LOS ANGELES – At 11:39 p.m. Tuesday, the future began for the Lynx.
It will not include 36-year-old Lindsay Whalen, who played her final pro game in a 75-68 loss to the Los Angeles Sparks in the first round of the WNBA playoffs at the Staples Center.
It might not include 36-year-old Rebekkah Brunson, who missed her seventh consecutive game after suffering a hairline nasal fracture and a concussion.
It will include Sylvia Fowles and Maya Moore. Fowles, named the WNBA's Defensive Player of the Year earlier in the day, finished with 18 points and 12 rebounds. Moore added 14 points — nine of them in the first half, none of them in the final quarter when she missed all four of her shots from the field and a pair of free throws.
Second-year player Temi Fagbenle scored 15 points, missing just one of her eight shots. The Lynx used only seven players until the final 13 seconds -- when Alexis Jones entered the game. Five seconds later, the Sparks' Riquna Williams stole the ball from Jones to secure the victory.
Regardless of who returns, their fourth loss in five games ensures the end of the Lynx' dynasty. Led by Whalen, Brunson, Moore, Fowles and Seimone Augustus, the club won six Western Conference championships and four WNBA titles in the past seven years.

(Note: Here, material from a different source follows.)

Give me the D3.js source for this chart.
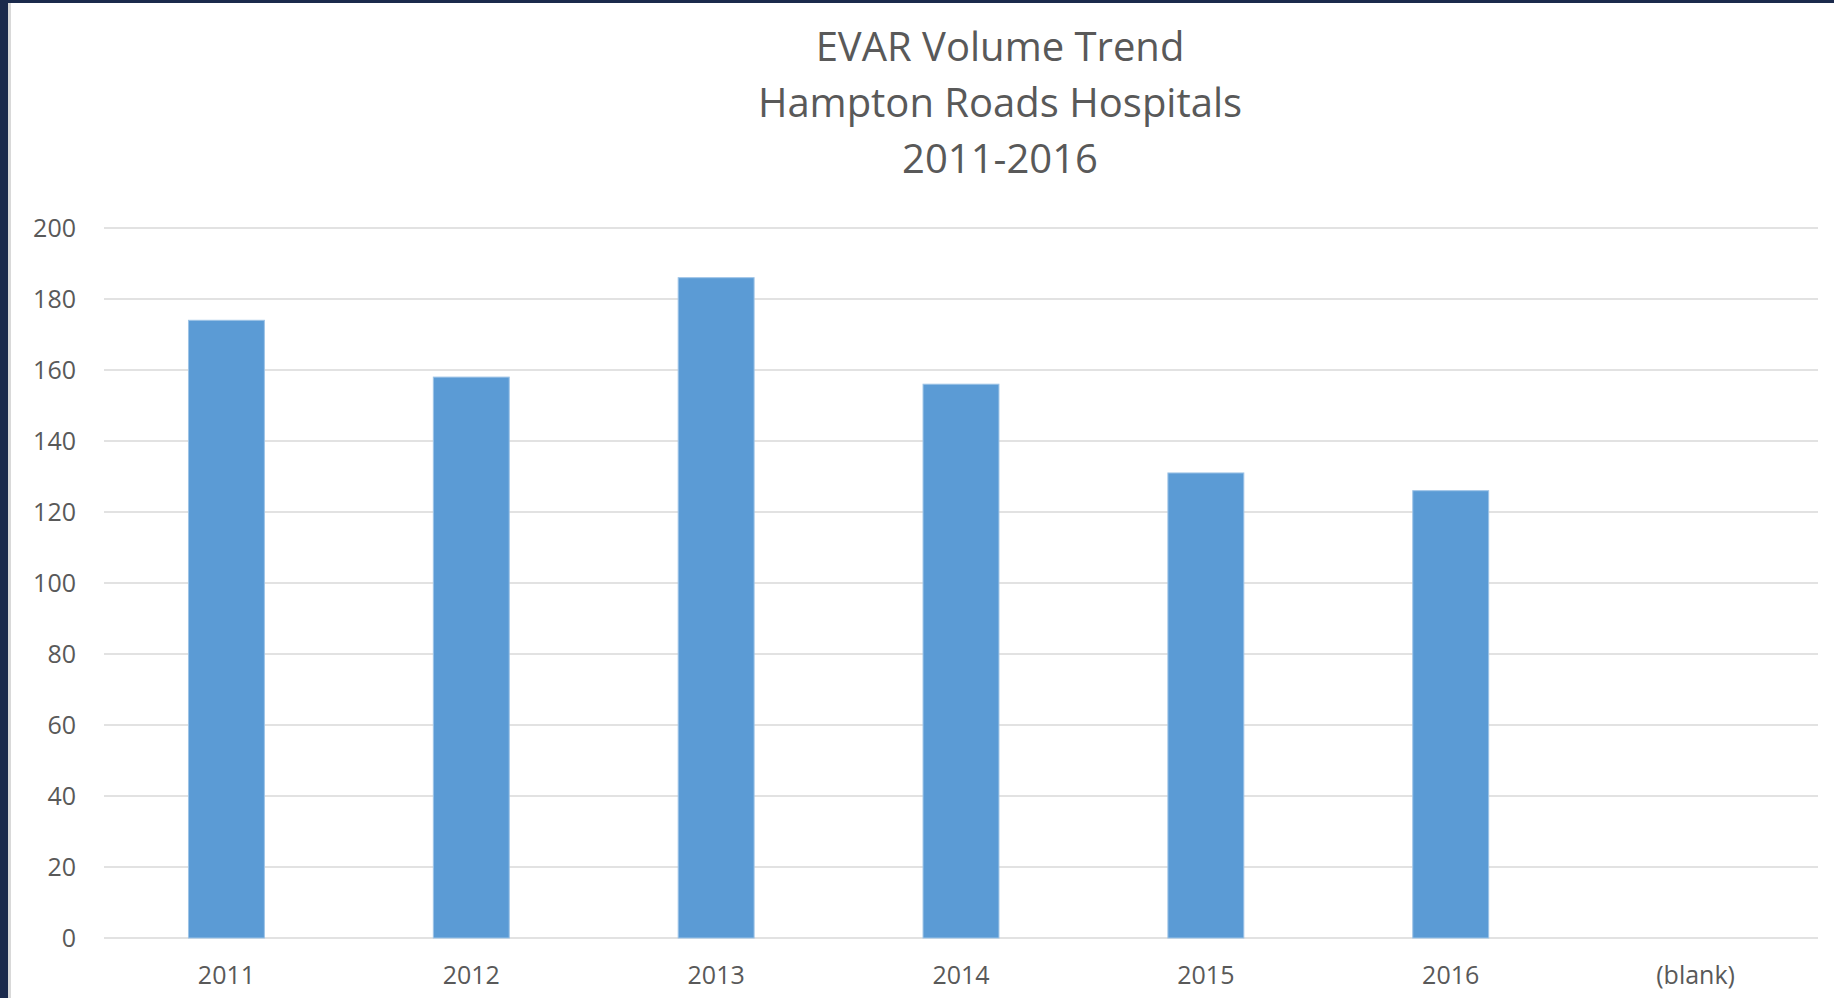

"It's clear we're headed for changes," Lynx coach Cheryl Reeve said. "We're a team that's been together a long, long time, now eight years. That means we had them at 25, 26, 27. Now, they're getting to a place where they just can't keep going.
"We're going to do our very, very best to look at everything open to us. We have a lot of flexibility in our contractual situations. We'll start right away looking at free agency and, obviously, the collegiate draft. We have a lot of work to do with our roster."